Também o passado é polêmico. Continuam a sair pesquisas e trabalhos surpreendentes sobre as Alemanhas. Recentemente lançado, o livro “BND contra o Exército Soviético”, de Armin Wagner e Matthias Uhl, levanta a tese de que havia mais espiões no Leste a serviço do Oeste do que ao contrário, embora os daquele lado fossem mais eficientes do que os deste.

Segundo o livro, o Oeste dispunha de dez mil pessoas fazendo serviço de espionagem no Leste, enquanto os espiões deste no outro lado não passavem de seis mil. Já em 1955 o Oeste teria 5 mil espiões. Quem eram?

Em geral, ex-militares que faziam o trabalho por uma espécie de “camaradagem” de arma para com seus colegas do lado ocidental. Ou então familiares que visitavam seus parentes (e estes também) do outro lado do muro. Havia também os anti-comunistas e os aventureiros. Raros seriam os motivados por razões financeiras. Quando era o caso, os espiões juntavam dinheiro numa conta no Oeste, na esperança de um dia viverem deste lado da Cortina de Ferro.

Uma das revelações mais curiosas do livro é a de que em 1961, alguns meses antes da construção do muro de Berlim acontecer, a informação de que isso aconteceria foi passada para o Oeste. Mas deste lado ninguém a levou a sério, tão inusitada a idéia parecia.

Uma das razões apontadas para a maior eficiência dos espiões do Leste no Oeste foi a de que aquele lado conseguiu infiltrar agentes no alto escalão do governo deste lado, sem que o contrário acontecesse. Enquanto isso levantou-se também na imprensa a permanência do drama das “crianças russas” na Alemanha de hoje. Essas “crianças”na verdade hoje têm sessenta anos ou mais. São filhos e filhas de soldados russos com mães alemãs, de logo da ocupação militar do território germânico pelo Exército Vermelho.
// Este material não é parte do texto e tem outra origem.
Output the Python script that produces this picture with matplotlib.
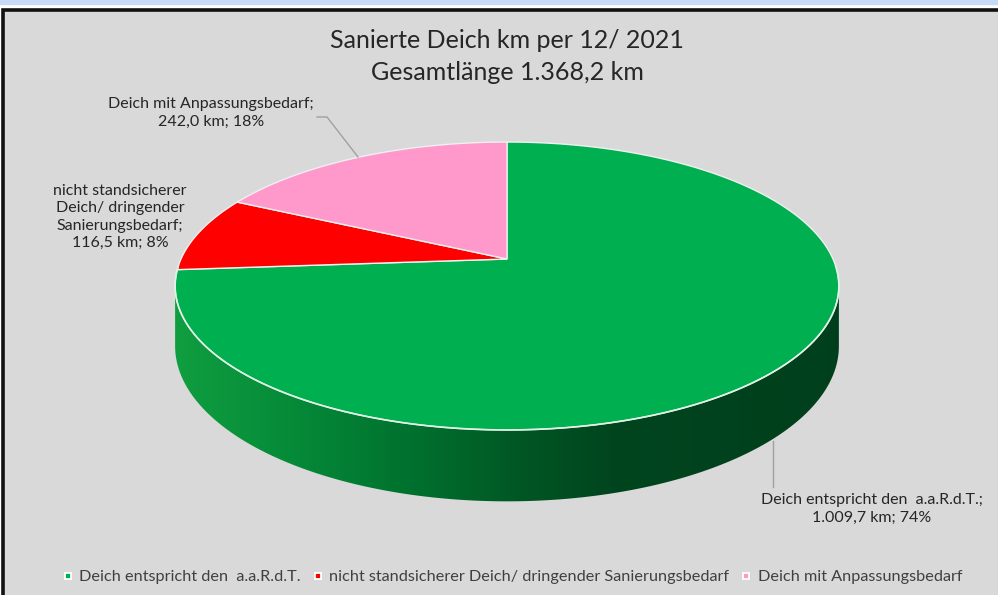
import numpy as np
import matplotlib
matplotlib.use("Agg")
import matplotlib.pyplot as plt
from matplotlib.patches import Polygon, Rectangle
from matplotlib.lines import Line2D

# ---- data ----
categories = ["Deich entspricht den  a.a.R.d.T.",
              "nicht standsicherer Deich/ dringender Sanierungsbedarf",
              "Deich mit Anpassungsbedarf"]
values_km = [1009.7, 116.5, 242.0]
label_texts = ["Deich entspricht den  a.a.R.d.T.;\n1.009,7 km; 74%",
               "nicht standsicherer\nDeich/ dringender\nSanierungsbedarf;\n116,5 km; 8%",
               "Deich mit Anpassungsbedarf;\n242,0 km; 18%"]
colors = ["#00b050", "#ff0000", "#ff99cc"]
title_lines = ["Sanierte Deich km per 12/ 2021", "Gesamtlänge 1.368,2 km"]

plt.rcParams['font.family'] = ['Lato', 'DejaVu Sans']

W, H = 998, 595
fig = plt.figure(figsize=(W / 100, H / 100), dpi=100, facecolor="white")
ax = fig.add_axes([0, 0, 1, 1])
ax.set_xlim(0, W)
ax.set_ylim(H, 0)
ax.axis("off")

# frame
ax.add_patch(Rectangle((0, 0), W, 3.5, color="#c6daf8", zorder=0))
ax.add_patch(Rectangle((3, 9.5), W + 20, H + 20, facecolor="#d9d9d9",
                       edgecolor="#111111", lw=2.6, zorder=0.5))

# perspective pie geometry (pixel space)
cx, cy0 = 507, 259          # projected centre
A, B, k = 326, 138.9, 0.1875  # horizontal / vertical radius, perspective
D = 58                       # thickness
total = sum(values_km)
fracs = np.array(values_km) / total
bounds = np.concatenate([[0], np.cumsum(fracs) * 360])


def proj(theta_deg, drop=0.0):
    t = np.radians(np.atleast_1d(theta_deg))
    u, v = np.sin(t), np.cos(t)
    s = 1.0 / (1.0 + k * v)
    return np.column_stack([cx + A * u * s, cy0 - B * v * s + D * s * drop])


def arc(a, b, drop=0.0, n=240):
    return proj(np.linspace(a, b, n), drop)


th_edge = np.degrees(np.arccos(-k))          # silhouette angle (~100.8)
vis_a, vis_b = th_edge, 360 - th_edge

# side wall with horizontal gradient
xs = np.linspace(0, 1, 256)
stops_x = [0.0, 0.18, 0.36, 0.52, 0.66, 1.0]
grad = np.zeros((1, 256, 3))
grad[0, :, 0] = np.interp(xs, stops_x, [0.06, 0.02, 0.0, 0.0, 0.0, 0.0])
grad[0, :, 1] = np.interp(xs, stops_x, [0.62, 0.54, 0.44, 0.34, 0.27, 0.25])
grad[0, :, 2] = np.interp(xs, stops_x, [0.25, 0.22, 0.18, 0.14, 0.12, 0.11])
xl, xr = cx - A / np.sqrt(1 - k * k), cx + A / np.sqrt(1 - k * k)
for i in range(3):
    a, b = max(bounds[i], vis_a), min(bounds[i + 1], vis_b)
    if b <= a:
        continue
    verts = np.vstack([arc(a, b), arc(a, b, 1.0)[::-1]])
    poly = Polygon(verts, closed=True, facecolor="none", edgecolor="none", zorder=2)
    ax.add_patch(poly)
    g = grad if i == 0 else np.clip(
        np.array(matplotlib.colors.to_rgb(colors[i]))[None, None, :] *
        (grad[..., 1:2] / 0.62), 0, 1)
    im = ax.imshow(g, extent=[xl, xr, 520, 130], aspect="auto", zorder=2,
                   interpolation="bilinear")
    im.set_clip_path(poly)

# top wedges
for i in range(3):
    pts = np.vstack([[cx, cy0], arc(bounds[i], bounds[i + 1])])
    ax.add_patch(Polygon(pts, closed=True, facecolor=colors[i],
                         edgecolor="#f0f0f0", lw=1.0, zorder=3))

# rim highlight along the front
rim = arc(vis_a - 8, vis_b + 8)
ax.plot(rim[:, 0], rim[:, 1], color="#dff2e6", lw=1.2, zorder=4)

# labels with leader lines
tc = "#262626"
fs_lab = 11.5
ax.text(872, 509, label_texts[0], ha="center", va="center", fontsize=fs_lab,
        color=tc, linespacing=1.3, zorder=5)
ax.plot([773, 773], [441, 487], color="#a0a0a0", lw=1, zorder=5)

ax.text(120, 217, label_texts[1], ha="center", va="center", fontsize=fs_lab,
        color=tc, linespacing=1.3, zorder=5)

ax.text(211, 113, label_texts[2], ha="center", va="center", fontsize=fs_lab,
        color=tc, linespacing=1.3, zorder=5)
ax.plot([317, 327, 358], [117, 117, 157], color="#a0a0a0", lw=1, zorder=5)

# title
ax.text(507, 41, title_lines[0], ha="center", va="center", fontsize=18, color=tc)
ax.text(507, 72, title_lines[1], ha="center", va="center", fontsize=18, color=tc)

# legend
handles = [Line2D([], [], marker="s", ls="none", markersize=4.8,
                  markerfacecolor=c, markeredgecolor="white", markeredgewidth=1.3)
           for c in colors]
leg = ax.legend(handles, categories, loc="center", bbox_to_anchor=(512 / W, 1 - 577 / H),
                ncol=3, frameon=False, fontsize=11.7, handlelength=0.7,
                handletextpad=0.35, columnspacing=0.7, borderpad=0)
for t in leg.get_texts():
    t.set_color("#404040")

fig.savefig("out.png", dpi=100, facecolor="white")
Algumas foram fruto de um estupro, malefício comum nas guerras. Outras, até de raros casos de paixão. Todas foram vítimas de cruéis preconceitos e atitudes de perseguição, como seria de esperar num caso desses.

Várias dessas “crianças” continuam buscando seus pais no lado russo.

Uma coisa é certa: apesar da presença militar da Alemanha no Afeganistão, bastante polêmica, se há um país no mundo que parece pouco inclinado hoje a uma aventura militar, qualquer que seja, esse país é a Alemanha. O sucesso e o desastre nazistas, em que pesem os surtos não raros de episódios de racismo genérico, ou de anti-semitismo, parecem ter vacinado a maioria dos alemães contra taus aventuras extremas. Esperemos que a vacina seja duradoura."